▼▼▼
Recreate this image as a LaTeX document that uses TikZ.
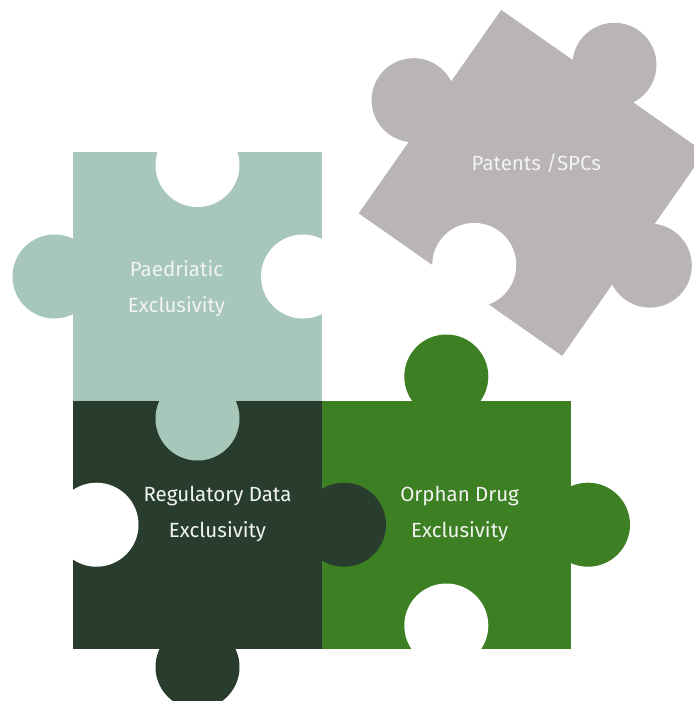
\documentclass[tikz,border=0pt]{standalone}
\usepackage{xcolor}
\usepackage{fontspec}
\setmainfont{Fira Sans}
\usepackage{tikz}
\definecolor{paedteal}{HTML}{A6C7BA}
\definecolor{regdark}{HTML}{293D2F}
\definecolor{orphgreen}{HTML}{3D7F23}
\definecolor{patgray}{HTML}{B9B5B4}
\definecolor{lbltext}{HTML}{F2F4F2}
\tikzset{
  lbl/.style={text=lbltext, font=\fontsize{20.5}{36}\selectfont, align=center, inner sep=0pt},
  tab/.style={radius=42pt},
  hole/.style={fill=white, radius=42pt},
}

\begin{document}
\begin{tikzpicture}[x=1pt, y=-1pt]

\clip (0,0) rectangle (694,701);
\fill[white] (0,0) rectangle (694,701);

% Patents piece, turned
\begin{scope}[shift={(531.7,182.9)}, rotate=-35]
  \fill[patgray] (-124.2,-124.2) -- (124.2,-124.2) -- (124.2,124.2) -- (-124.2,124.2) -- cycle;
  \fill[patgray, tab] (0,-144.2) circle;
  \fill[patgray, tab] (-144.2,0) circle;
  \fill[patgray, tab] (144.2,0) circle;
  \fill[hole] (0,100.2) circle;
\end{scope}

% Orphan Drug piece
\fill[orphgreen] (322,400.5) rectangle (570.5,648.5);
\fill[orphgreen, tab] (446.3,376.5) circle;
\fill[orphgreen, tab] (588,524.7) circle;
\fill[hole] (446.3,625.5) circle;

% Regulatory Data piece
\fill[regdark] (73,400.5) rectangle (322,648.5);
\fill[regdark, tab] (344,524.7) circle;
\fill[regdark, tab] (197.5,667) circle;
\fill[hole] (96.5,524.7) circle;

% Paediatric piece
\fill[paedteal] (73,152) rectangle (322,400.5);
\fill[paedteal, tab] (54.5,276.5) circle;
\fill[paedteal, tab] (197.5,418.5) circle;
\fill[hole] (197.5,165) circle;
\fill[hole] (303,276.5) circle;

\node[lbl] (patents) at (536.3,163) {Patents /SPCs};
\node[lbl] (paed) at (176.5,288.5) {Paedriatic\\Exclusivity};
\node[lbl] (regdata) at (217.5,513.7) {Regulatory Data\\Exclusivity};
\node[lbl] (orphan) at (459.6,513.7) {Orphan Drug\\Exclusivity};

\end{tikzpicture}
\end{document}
▲▲▲
▼▼▼
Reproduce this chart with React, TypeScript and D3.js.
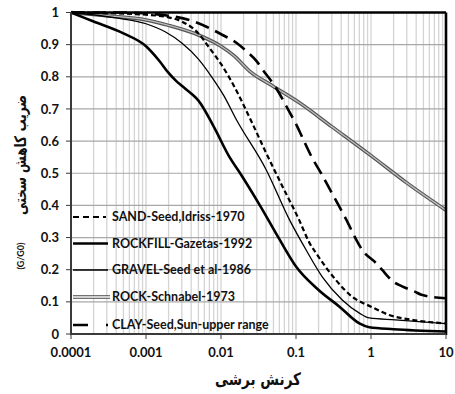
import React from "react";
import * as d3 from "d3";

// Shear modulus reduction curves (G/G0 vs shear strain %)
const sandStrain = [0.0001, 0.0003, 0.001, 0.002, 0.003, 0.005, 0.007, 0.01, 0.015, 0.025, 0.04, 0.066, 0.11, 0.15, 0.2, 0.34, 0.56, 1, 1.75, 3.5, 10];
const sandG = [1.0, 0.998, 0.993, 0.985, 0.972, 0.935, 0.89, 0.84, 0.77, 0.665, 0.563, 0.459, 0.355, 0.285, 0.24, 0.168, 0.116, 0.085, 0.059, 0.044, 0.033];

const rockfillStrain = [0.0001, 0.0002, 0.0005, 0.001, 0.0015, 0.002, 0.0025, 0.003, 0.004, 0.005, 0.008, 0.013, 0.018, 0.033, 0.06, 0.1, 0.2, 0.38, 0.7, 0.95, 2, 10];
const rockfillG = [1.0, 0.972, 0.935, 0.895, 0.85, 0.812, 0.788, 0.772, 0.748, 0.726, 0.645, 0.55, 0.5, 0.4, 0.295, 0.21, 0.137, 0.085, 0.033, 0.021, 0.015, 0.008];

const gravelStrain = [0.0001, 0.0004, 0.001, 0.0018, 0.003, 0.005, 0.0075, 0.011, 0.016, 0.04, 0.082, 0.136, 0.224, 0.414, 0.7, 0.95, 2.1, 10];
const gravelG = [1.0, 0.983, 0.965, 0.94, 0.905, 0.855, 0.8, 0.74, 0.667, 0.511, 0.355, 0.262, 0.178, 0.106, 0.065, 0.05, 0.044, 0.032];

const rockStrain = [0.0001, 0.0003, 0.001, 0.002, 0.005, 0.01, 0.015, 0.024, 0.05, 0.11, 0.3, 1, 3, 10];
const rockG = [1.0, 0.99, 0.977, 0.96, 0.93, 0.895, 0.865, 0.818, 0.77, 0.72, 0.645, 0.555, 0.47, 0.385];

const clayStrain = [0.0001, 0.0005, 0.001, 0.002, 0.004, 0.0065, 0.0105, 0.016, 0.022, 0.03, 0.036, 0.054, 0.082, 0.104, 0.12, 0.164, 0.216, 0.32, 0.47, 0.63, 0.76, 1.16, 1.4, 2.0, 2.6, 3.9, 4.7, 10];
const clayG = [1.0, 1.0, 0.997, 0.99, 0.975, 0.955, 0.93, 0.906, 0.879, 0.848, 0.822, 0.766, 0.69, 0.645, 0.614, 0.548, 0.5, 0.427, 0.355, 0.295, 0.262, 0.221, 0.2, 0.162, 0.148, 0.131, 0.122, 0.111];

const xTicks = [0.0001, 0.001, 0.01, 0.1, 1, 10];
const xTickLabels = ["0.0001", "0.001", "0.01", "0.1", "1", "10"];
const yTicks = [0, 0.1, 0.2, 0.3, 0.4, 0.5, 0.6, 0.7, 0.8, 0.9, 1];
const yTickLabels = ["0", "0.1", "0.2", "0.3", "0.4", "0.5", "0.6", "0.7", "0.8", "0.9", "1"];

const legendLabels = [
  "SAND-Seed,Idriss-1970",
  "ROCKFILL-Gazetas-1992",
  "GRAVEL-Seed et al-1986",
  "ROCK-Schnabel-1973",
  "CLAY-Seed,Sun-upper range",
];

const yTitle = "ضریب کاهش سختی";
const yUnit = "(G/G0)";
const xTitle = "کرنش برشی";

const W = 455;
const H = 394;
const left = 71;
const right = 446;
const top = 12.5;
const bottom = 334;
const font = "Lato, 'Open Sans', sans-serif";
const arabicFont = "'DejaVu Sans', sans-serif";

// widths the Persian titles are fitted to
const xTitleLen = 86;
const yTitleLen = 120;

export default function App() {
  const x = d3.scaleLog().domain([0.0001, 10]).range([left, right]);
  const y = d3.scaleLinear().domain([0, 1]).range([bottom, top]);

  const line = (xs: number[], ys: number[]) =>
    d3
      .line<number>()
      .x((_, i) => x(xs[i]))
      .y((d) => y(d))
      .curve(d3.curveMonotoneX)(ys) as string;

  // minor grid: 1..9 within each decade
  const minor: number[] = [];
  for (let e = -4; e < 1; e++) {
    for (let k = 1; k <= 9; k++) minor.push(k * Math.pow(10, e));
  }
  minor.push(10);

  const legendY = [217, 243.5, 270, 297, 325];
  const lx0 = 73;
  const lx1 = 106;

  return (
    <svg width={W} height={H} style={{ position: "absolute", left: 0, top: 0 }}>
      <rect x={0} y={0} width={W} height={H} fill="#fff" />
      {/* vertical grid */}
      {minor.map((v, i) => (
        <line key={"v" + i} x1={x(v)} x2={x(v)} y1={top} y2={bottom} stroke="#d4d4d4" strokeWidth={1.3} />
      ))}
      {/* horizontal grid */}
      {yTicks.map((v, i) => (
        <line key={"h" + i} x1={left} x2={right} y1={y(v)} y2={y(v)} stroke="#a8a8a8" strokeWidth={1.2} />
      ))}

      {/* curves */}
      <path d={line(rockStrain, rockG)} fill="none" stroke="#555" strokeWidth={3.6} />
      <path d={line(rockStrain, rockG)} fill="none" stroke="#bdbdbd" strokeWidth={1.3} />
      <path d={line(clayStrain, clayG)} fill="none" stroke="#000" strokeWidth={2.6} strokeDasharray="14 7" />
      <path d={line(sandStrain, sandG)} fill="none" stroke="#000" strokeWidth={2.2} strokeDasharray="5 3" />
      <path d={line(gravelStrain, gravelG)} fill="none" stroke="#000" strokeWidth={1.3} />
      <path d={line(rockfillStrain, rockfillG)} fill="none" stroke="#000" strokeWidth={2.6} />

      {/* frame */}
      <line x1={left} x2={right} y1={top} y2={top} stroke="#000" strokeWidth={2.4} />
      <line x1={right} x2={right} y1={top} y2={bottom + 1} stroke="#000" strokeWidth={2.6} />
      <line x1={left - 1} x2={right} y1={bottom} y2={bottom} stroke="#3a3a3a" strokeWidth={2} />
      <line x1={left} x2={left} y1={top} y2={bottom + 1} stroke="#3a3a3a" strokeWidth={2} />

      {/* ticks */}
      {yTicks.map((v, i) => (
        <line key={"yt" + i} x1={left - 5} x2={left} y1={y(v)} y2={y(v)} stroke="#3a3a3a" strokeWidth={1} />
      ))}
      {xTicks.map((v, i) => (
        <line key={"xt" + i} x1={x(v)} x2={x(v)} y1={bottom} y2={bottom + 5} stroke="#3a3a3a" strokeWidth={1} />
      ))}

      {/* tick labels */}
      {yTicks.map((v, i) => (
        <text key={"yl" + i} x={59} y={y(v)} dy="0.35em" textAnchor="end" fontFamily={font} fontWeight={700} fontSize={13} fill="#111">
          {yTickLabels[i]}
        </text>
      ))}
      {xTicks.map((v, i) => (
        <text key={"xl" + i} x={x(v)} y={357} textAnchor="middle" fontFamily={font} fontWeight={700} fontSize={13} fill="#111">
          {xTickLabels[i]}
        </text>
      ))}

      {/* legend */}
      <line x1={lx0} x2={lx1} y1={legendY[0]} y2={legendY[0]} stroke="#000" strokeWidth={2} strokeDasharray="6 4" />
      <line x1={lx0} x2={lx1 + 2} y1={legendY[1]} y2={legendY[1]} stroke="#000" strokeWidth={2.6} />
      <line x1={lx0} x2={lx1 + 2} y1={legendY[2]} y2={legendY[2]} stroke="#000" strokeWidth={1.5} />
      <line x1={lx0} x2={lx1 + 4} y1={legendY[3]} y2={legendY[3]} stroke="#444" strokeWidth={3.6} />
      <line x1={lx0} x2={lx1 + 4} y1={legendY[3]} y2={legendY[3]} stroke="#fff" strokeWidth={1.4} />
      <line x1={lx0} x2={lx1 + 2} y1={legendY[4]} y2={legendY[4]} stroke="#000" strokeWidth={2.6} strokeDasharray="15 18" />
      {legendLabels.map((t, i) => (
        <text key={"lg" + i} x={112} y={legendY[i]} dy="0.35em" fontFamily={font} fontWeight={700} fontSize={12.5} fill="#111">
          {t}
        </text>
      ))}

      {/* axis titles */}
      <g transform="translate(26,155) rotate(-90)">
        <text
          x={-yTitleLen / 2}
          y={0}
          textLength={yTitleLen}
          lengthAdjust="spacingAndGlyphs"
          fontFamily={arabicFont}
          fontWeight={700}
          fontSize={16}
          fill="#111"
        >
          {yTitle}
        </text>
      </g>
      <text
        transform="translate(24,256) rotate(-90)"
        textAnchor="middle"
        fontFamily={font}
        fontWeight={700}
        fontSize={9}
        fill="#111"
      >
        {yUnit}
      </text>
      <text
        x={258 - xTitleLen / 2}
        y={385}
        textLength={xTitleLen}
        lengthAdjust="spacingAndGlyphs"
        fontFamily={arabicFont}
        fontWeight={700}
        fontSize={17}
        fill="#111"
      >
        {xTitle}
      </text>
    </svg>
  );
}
▲▲▲
▼▼▼
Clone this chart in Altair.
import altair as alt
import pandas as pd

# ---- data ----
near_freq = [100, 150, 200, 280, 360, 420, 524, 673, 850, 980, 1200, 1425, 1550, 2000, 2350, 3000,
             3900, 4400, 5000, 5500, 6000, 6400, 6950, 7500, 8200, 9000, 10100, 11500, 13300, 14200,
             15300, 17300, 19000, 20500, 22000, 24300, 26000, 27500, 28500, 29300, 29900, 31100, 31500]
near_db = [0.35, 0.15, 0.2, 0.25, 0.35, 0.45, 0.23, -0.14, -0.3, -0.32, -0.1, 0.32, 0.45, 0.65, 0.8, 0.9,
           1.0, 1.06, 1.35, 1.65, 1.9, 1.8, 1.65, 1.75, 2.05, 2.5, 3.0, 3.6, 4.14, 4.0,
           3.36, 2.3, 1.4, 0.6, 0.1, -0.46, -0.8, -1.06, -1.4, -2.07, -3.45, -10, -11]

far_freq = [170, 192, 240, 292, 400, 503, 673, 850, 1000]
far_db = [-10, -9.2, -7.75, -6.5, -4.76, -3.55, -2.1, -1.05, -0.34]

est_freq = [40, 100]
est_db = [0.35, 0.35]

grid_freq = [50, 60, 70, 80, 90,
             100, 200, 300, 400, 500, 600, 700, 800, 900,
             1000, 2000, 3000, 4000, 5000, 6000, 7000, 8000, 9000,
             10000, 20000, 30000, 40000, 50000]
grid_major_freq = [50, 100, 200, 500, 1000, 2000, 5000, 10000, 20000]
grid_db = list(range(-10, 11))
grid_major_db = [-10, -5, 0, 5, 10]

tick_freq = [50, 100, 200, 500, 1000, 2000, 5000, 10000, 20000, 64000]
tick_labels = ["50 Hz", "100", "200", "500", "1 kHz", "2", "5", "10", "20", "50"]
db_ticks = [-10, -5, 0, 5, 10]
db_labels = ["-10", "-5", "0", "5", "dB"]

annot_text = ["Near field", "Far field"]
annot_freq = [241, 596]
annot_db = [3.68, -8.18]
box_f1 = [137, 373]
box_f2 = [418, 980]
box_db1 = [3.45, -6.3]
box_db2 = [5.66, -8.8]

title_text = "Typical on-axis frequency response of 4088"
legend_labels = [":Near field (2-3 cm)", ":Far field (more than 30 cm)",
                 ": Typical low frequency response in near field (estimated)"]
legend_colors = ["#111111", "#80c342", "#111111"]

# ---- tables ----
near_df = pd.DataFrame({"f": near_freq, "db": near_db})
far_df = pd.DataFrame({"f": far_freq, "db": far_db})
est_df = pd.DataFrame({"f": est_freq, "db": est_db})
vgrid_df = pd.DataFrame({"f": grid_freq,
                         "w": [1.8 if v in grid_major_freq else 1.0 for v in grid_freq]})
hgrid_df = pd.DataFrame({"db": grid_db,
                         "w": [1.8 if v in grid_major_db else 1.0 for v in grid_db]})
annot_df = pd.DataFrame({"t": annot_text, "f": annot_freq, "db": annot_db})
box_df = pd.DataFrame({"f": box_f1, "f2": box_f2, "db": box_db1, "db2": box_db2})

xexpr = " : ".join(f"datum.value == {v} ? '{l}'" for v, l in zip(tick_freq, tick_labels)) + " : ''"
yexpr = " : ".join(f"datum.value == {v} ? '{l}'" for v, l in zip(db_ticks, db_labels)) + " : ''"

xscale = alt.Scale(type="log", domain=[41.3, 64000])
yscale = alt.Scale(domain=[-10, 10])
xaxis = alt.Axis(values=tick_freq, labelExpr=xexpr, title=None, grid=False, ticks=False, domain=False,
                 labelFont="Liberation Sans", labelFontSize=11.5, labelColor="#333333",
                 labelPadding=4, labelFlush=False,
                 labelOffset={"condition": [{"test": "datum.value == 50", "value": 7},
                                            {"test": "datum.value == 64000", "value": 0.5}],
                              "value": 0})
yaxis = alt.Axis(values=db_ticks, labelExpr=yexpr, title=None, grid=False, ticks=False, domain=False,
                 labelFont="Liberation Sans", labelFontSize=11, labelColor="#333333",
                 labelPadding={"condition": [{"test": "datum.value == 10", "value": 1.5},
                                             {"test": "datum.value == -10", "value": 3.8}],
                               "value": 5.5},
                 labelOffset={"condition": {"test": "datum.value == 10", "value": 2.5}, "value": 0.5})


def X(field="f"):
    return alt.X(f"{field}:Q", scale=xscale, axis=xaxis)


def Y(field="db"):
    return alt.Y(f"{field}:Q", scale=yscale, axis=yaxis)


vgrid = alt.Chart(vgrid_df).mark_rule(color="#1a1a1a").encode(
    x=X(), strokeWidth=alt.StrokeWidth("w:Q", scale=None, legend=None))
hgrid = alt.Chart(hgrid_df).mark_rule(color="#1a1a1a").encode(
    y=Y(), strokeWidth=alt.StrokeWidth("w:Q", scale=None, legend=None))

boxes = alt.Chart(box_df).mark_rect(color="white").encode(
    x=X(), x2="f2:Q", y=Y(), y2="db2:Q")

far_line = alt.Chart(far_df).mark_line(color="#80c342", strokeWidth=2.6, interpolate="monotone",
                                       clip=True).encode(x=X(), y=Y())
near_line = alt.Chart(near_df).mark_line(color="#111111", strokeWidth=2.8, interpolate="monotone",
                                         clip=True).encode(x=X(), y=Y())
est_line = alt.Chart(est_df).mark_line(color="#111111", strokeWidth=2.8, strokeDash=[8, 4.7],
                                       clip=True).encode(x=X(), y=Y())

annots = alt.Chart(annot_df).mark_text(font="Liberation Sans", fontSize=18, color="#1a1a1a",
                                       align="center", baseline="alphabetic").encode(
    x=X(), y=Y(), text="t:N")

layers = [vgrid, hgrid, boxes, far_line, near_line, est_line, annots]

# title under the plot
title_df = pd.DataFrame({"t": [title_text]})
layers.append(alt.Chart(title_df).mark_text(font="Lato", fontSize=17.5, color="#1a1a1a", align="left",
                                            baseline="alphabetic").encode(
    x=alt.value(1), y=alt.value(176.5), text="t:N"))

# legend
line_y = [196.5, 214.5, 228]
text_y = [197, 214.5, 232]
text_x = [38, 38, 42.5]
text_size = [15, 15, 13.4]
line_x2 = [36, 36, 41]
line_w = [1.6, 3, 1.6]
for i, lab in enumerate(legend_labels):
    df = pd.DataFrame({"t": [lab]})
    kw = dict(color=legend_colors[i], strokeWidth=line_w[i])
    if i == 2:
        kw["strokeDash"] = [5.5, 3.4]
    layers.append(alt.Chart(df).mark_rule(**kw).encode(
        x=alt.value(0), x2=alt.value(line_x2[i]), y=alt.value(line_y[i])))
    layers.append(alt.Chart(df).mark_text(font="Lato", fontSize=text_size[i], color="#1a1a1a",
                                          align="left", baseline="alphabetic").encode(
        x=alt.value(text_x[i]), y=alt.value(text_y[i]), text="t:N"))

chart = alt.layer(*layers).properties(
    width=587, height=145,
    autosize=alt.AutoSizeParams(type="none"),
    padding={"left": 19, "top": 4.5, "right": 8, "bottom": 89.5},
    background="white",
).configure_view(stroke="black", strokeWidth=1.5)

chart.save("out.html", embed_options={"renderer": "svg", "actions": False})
▲▲▲
→ **TASK DIRECTIONS**
Could you quote, word for word, only the lines from the one containing "Reproduce this chart" through the one containing "0.021, 0.015, 0.008];", both included, and leave out any pictures?

→ **REPLY**
Reproduce this chart with React, TypeScript and D3.js.
import React from "react";
import * as d3 from "d3";

// Shear modulus reduction curves (G/G0 vs shear strain %)
const sandStrain = [0.0001, 0.0003, 0.001, 0.002, 0.003, 0.005, 0.007, 0.01, 0.015, 0.025, 0.04, 0.066, 0.11, 0.15, 0.2, 0.34, 0.56, 1, 1.75, 3.5, 10];
const sandG = [1.0, 0.998, 0.993, 0.985, 0.972, 0.935, 0.89, 0.84, 0.77, 0.665, 0.563, 0.459, 0.355, 0.285, 0.24, 0.168, 0.116, 0.085, 0.059, 0.044, 0.033];

const rockfillStrain = [0.0001, 0.0002, 0.0005, 0.001, 0.0015, 0.002, 0.0025, 0.003, 0.004, 0.005, 0.008, 0.013, 0.018, 0.033, 0.06, 0.1, 0.2, 0.38, 0.7, 0.95, 2, 10];
const rockfillG = [1.0, 0.972, 0.935, 0.895, 0.85, 0.812, 0.788, 0.772, 0.748, 0.726, 0.645, 0.55, 0.5, 0.4, 0.295, 0.21, 0.137, 0.085, 0.033, 0.021, 0.015, 0.008];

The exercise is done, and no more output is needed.